Start of Extracted records

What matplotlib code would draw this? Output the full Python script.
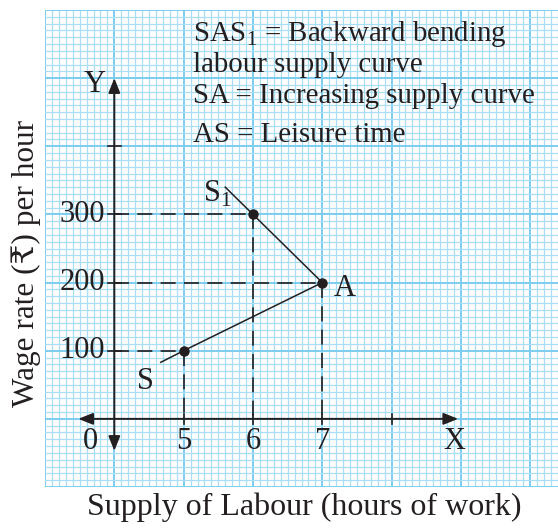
import numpy as np
from matplotlib import pyplot as plt

# Data
hours = [5, 6, 7]                  # points marked on the curve
wage = [100, 300, 200]
sa_hours = [4.67, 5, 7]            # increasing part S -> A
sa_wage = [83, 100, 200]
as1_hours = [7, 6, 5.6]            # backward bending part A -> S1
as1_wage = [200, 300, 340]
x_ticks = [5, 6, 7, 8]
x_labels = ["5", "6", "7"]
y_ticks = [100, 200, 300, 400]
y_labels = ["100", "200", "300"]
notes = ["SAS$_{\\mathregular{1}}$ = Backward bending", "labour supply curve",
         "SA = Increasing supply curve", "AS = Leisure time"]

plt.rcParams['font.family'] = ['Liberation Serif', 'DejaVu Serif', 'DejaVu Sans']
plt.rcParams['mathtext.fontset'] = 'custom'
plt.rcParams['mathtext.rm'] = 'Liberation Serif'

ink = '#231f20'
W, H = 558, 529
fig = plt.figure(figsize=(W / 100, H / 100), dpi=100)
ax = fig.add_axes([45 / W, 42 / H, 513 / W, 477 / H])
ax.set_xlim(3, 10.4)
ax.set_ylim(-100, 600)

# graph paper
ax.set_xticks(np.arange(3, 11, 1))
ax.set_yticks(np.arange(-100, 601, 100))
ax.set_xticks(np.arange(3, 10.41, 0.1), minor=True)
ax.set_yticks(np.arange(-100, 601, 10), minor=True)
ax.grid(which='major', color='#7ccdf0', lw=1.4)
ax.grid(which='minor', color='#a9def5', lw=0.9)
ax.tick_params(which='both', length=0, labelbottom=False, labelleft=False)
for s in ax.spines.values():
    s.set_visible(False)
ax.set_axisbelow(True)

# axes with arrows
arr = dict(arrowstyle='<|-|>,head_length=0.55,head_width=0.22', color=ink,
           lw=1.4, mutation_scale=16, shrinkA=0, shrinkB=0)
ax.annotate('', xy=(8.96, 0), xytext=(3.48, 0), arrowprops=arr)
ax.annotate('', xy=(4, 500), xytext=(4, -47), arrowprops=arr)
for t in x_ticks:
    ax.plot([t, t], [-7, 7], color=ink, lw=1.2)
for t in y_ticks:
    ax.plot([3.91, 4.09], [t, t], color=ink, lw=1.2)

# dashed guides
for h, w in zip(hours, wage):
    ax.plot([4, h], [w, w], color=ink, lw=1.2, dashes=(9, 5))
    ax.plot([h, h], [w, 0], color=ink, lw=1.2, dashes=(9, 5))

# supply curve
ax.plot(sa_hours, sa_wage, color=ink, lw=1.1)
ax.plot(as1_hours, as1_wage, color=ink, lw=1.1)
ax.plot(hours, wage, 'o', color=ink, ms=6.5)

# labels
fs = 22
for t, lab in zip(x_ticks, x_labels):
    ax.text(t, -33, lab, ha='center', va='center', fontsize=fs, color=ink)
ax.text(3.66, -33, "0", ha='center', va='center', fontsize=fs, color=ink)
for t, lab in zip(y_ticks, y_labels):
    ax.text(3.87, t, lab, ha='right', va='center', fontsize=fs, color=ink)
ax.text(3.72, 490, "Y", ha='center', va='center', fontsize=fs, color=ink)
ax.text(8.9, -33, "X", ha='center', va='center', fontsize=fs, color=ink)
ax.text(4.45, 55, "S", ha='center', va='center', fontsize=fs, color=ink)
ax.text(5.48, 330, "S$_{\\mathregular{1}}$", ha='center', va='center', fontsize=fs, color=ink)
ax.text(7.33, 192, "A", ha='center', va='center', fontsize=fs, color=ink)

for i, line in enumerate(notes):
    ax.text(5.14, [555, 509, 463, 406][i], line, ha='left', va='baseline',
            fontsize=20.8, color=ink)

fig.text(26 / W, 1 - 263 / H, "Wage rate (\u20b9) per hour", rotation=90,
         ha='center', va='center', fontsize=22.5, color=ink)
fig.text(304 / W, 1 - 507 / H, "Supply of Labour (hours of work)",
         ha='center', va='center', fontsize=23, color=ink)

fig.savefig('out.png', dpi=100)
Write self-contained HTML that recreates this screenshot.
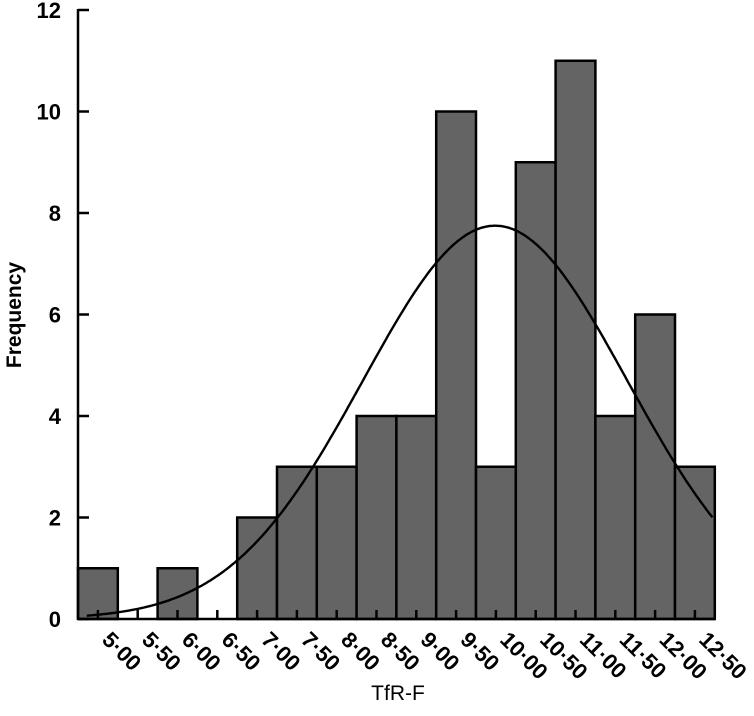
<!DOCTYPE html>
<html><head><meta charset="utf-8"><style>
body{margin:0;background:#fff;width:754px;height:716px;overflow:hidden}
svg{display:block;font-family:"Liberation Sans",Arial,sans-serif}
</style></head><body>
<svg id="chart" width="754" height="716"></svg>
<script>
const categories=["5·00","5·50","6·00","6·50","7·00","7·50","8·00","8·50","9·00","9·50","10·00","10·50","11·00","11·50","12·00","12·50"];
const binValues=[5.0,5.5,6.0,6.5,7.0,7.5,8.0,8.5,9.0,9.5,10.0,10.5,11.0,11.5,12.0,12.5];
const counts=[1,0,1,0,2,3,3,4,4,10,3,9,11,4,6,3];
const yTicks=[0,2,4,6,8,10,12];
const curveMean=[9.99];
const curveSd=[1.66];
const curvePeak=[7.75];
const NS="http://www.w3.org/2000/svg";
const svg=document.getElementById('chart');
const x0=78,bw=39.8,y0=619,yU=50.75;
function xPos(v){return x0+(v-binValues[0])/0.5*bw+bw/2;}
function yPos(v){return y0-v*yU;}
function mk(t,a){const e=document.createElementNS(NS,t);for(const k in a)e.setAttribute(k,a[k]);svg.appendChild(e);return e;}
counts.forEach((c,i)=>{
 if(c<=0)return;
 const r=mk('rect',{x:xPos(binValues[i])-bw/2,y:yPos(c),width:bw,height:c*yU,fill:'#646464',stroke:'#000','stroke-width':2.5});
 
 
});
let d='';
for(let v=4.86;v<=12.72;v+=0.02){
 const val=curvePeak[0]*Math.exp(-Math.pow(v-curveMean[0],2)/(2*curveSd[0]*curveSd[0]));
 d+=(d?'L':'M')+xPos(v).toFixed(1)+','+yPos(val).toFixed(1);
}
const cv=mk('path',{d:d,fill:'none',stroke:'#000','stroke-width':2.4});


const ya=mk('line',{x1:x0,y1:yPos(12)-1,x2:x0,y2:y0,stroke:'#000','stroke-width':2.5});


const xa=mk('line',{x1:x0,y1:y0,x2:715,y2:y0,stroke:'#000','stroke-width':2.5});


yTicks.forEach(t=>{
 const l=mk('line',{x1:x0,y1:yPos(t),x2:x0+11,y2:yPos(t),stroke:'#000','stroke-width':2.5});
 
 
 const tx=mk('text',{x:61,y:yPos(t)+8,'text-anchor':'end','font-size':22,'font-weight':'bold'});
 tx.textContent=t;
 
 
});
binValues.forEach((v,i)=>{
 const x=xPos(v);
 const l=mk('line',{x1:x,y1:y0,x2:x,y2:y0-9,stroke:'#000','stroke-width':2.5});
 
 
 const tx=mk('text',{x:0,y:0,'font-size':22,'font-weight':'bold',transform:`translate(${x+3},${y0+22}) rotate(45)`});
 tx.textContent=categories[i];
 
 
});
const yt=mk('text',{x:0,y:0,'font-size':21,'font-weight':'bold','text-anchor':'middle',transform:'translate(21,315) rotate(-90)'});
yt.textContent='Frequency';


const xt=mk('text',{x:398,y:700,'font-size':21,'text-anchor':'middle'});
xt.textContent='TfR-F';


</script>
</body></html>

End of Extracted records

# Requirements:
From the material above, copy each line that includes the word "matplotlib".

# Response to the exercise:
What matplotlib code would draw this? Output the full Python script.
from matplotlib import pyplot as plt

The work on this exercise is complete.